A couple of years ago, Rep. Scott Peters, D-San Diego, was a lead author of legislation that called for phasing out HFCs over 15 years, along with reducing methane gas emissions. Like HFCs, methane is a potent greenhouse gas.

This was parallel to international efforts that were seen as a key short-term strategy in the long-term fight to reduce carbon dioxide emissions. According to the Post, the combined global actions on HFCs are projected to prevent up to 0.5 degrees Celsius (0.9 degrees Fahrenheit) of warming by the end of the century.

Meanwhile, the Russian invasion of Ukraine has factored into the energy picture in predictable and unpredictable ways. The hostilities sparked an energy crisis, with countries burning heavily polluting fossil fuels such as coal rather than the more-limited natural gas.

But that likely will accelerate the global transition to cleaner technology such as wind and solar power, along with more electric vehicles, according to the International Energy Agency in its annual World Energy Outlook.

Countries faced with higher fossil fuel prices increasingly have turned to alternatives, including hydrogen fuels and nuclear power, said the IEA, which expects that trend to continue.

Regarding climate adaptation, a potentially big diplomatic move is brewing. U.S. climate envoy John Kerry last week said the United States was open to negotiations on climate financing for poor countries.

Smaller countries of lesser means say they’ve been disproportionately impacted by climate change that has been exacerbated by emissions mostly from bigger, wealthier countries.

The significance of this is a potential resolution to a dispute over compensation that threatens to upend the annual U.N. climate conference in Egypt beginning Nov. 6.

But the impact of these positive developments could be neutralized, or worse, by low-end warming and global politics.

A report from UNICEF said by 2050 “virtually every child on earth — over 2 billion children — is forecast to face more frequent heatwaves.” Already, around 559 million children are exposed to “high heatwave frequency.”

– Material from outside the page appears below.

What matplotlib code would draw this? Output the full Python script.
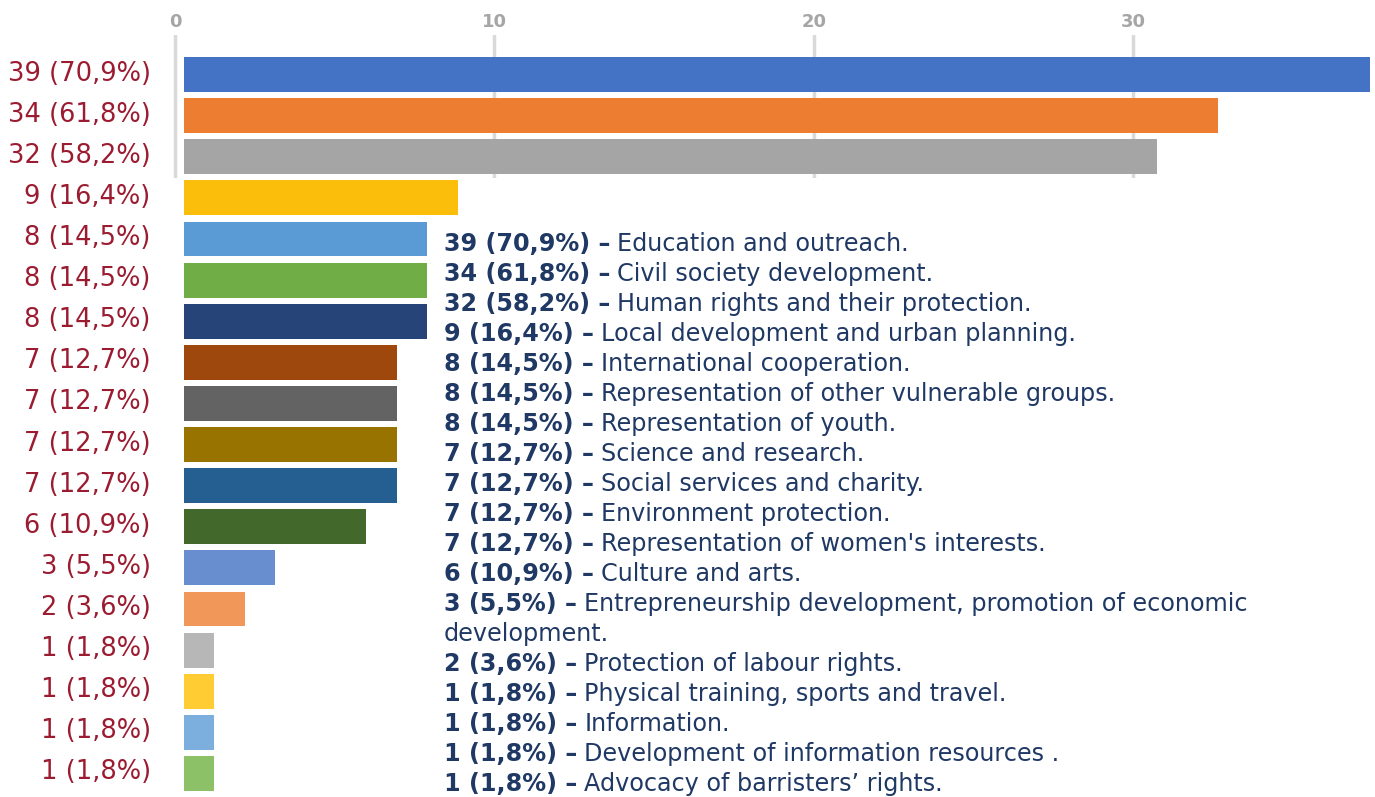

This projection is consistent, according to the report, regardless of whether the world achieves a “low greenhouse gas emission scenario” with a 1.7-degree Celsius increase or a higher 2.4 degrees of warming.

Then there’s the presidential election in Brazil Sunday that the Times ominously concludes “will determine the conditions for future life on Earth.”

President Jair Bolsonaro’s deforestation and development policies have the Amazon ecosystem “on the brink of catastrophe,” according to the Times. His challenger, former President Luiz Inácio Lula da Silva, promises to stop the destruction.

The Amazon forest absorbs billions of tons of carbon, though that will continue to decrease unless something changes. The loss of millions of trees has already decreased rainfall. Scientists say if the Amazon reaches its own “tipping point,” wooded areas that are not turned into ranchland will become dry savannah.

If that election seems distant, consider this: Princeton University researchers say an Amazon stripped bare could mean a 50 percent reduction in the Sierra Nevada snowpack — a critical water source for California cities and farms.